Better Melanoma Drug Delivery
In a quest to find a better way to target melanoma treatment, researchers at the University of North Carolina at Chapel Hill and colleagues tested how four types of mouse models predict the delivery of the anticancer drug carboplatin to melanoma tumors in patients. The study was published online in the journal The Oncologist.
A release from the university quotes co-author Bill Zamboni, PharmD and PhD as saying, “Because carboplatin is widely used, we have good data on how the drug works pharmacokinetically in humans. For the first time, we were able to compare these various laboratory techniques used in countless labs and the pharmaceutical industry to evaluate how carboplatin was delivered to the tumor and compare it to actual human data. None of these laboratory models are perfect, but the genetically engineered model is the best in terms of predicting the amount of drug that is delivered to the tumor in human patients.”

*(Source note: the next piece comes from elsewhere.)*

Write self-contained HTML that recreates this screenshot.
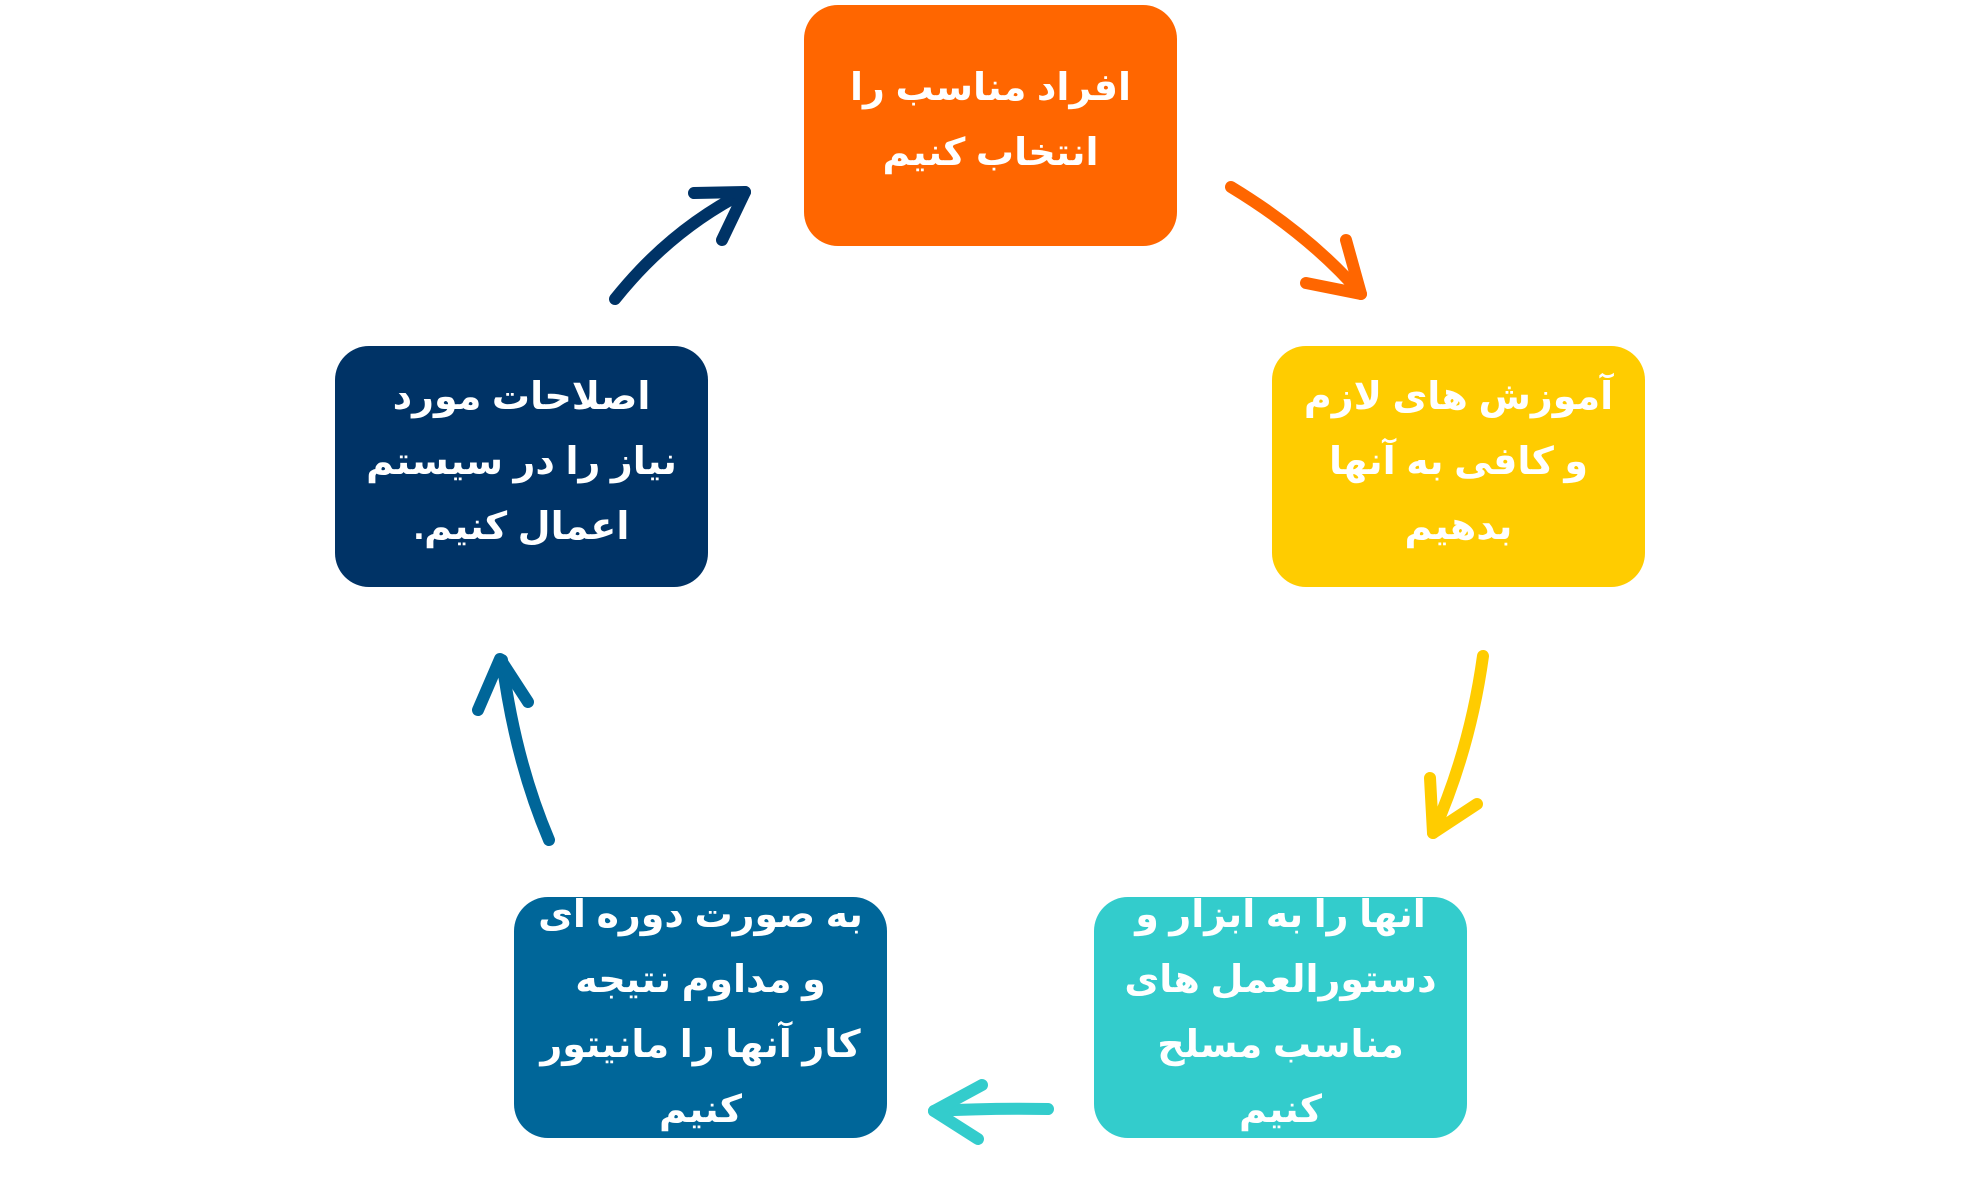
<!DOCTYPE html>
<html><head><meta charset="utf-8"><style>
html,body{margin:0;padding:0;background:#fff;}
body{width:1980px;height:1183px;position:relative;overflow:hidden;font-family:"Liberation Sans","Noto Sans CJK SC","DejaVu Sans",sans-serif;}
.b{position:absolute;width:373px;height:232px;padding-bottom:9px;border-radius:34px;display:flex;align-items:center;justify-content:center;text-align:center;color:#fff;font-weight:bold;font-size:38px;line-height:65px;direction:rtl;}
svg{position:absolute;left:0;top:0;}
</style></head><body>
<div class="b" style="left:804px;top:5px;background:#FF6600;">افراد مناسب را<br>انتخاب کنیم</div>
<div class="b" style="left:1272px;top:346px;background:#FFCC00;">آموزش های لازم<br>و کافی به آنها<br>بدهیم</div>
<div class="b" style="left:1094px;top:897px;background:#33CCCC;">آنها را به ابزار و<br>دستورالعمل های<br>مناسب مسلح<br>کنیم</div>
<div class="b" style="left:514px;top:897px;background:#006699;">به صورت دوره ای<br>و مداوم نتیجه<br>کار آنها را مانیتور<br>کنیم</div>
<div class="b" style="left:335px;top:346px;background:#003366;">اصلاحات مورد<br>نیاز را در سیستم<br>اعمال کنیم.</div>
<svg width="1980" height="1183" fill="none" stroke-width="12" stroke-linecap="round" stroke-linejoin="round">
<g stroke="#FF6600"><path d="M1231 187 Q1310 235 1361 294"/><path d="M1306 283 L1361 294 L1346 240"/></g>
<g stroke="#FFCC00"><path d="M1483 656 Q1470 750 1433 833"/><path d="M1430 778 L1433 833 L1477 804"/></g>
<g stroke="#33CCCC"><path d="M1048 1109 Q990 1108 934 1111"/><path d="M982 1085 L934 1111 L978 1139"/></g>
<g stroke="#006699"><path d="M549 840 Q515 760 502 660"/><path d="M478 710 L500 659 L528 702"/></g>
<g stroke="#003366"><path d="M615 299 Q670 230 745 192"/><path d="M694 193 L745 192 L722 240"/></g>
</svg>
</body></html>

The release notes that traditional anticancer drug development has relied on xenografts, or the transplanting of human cancer cell lines in immune-compromised mice, but the usefulness of this practice has recently been questioned. This study is the first direct, comprehensive comparison of the efficacy of xenograft models, genetically engineered mouse models (GEMMs), and two types of orthotopic syngeneic transplants (OSTs), where tumor cells are transplanted to the appropriate part of the body.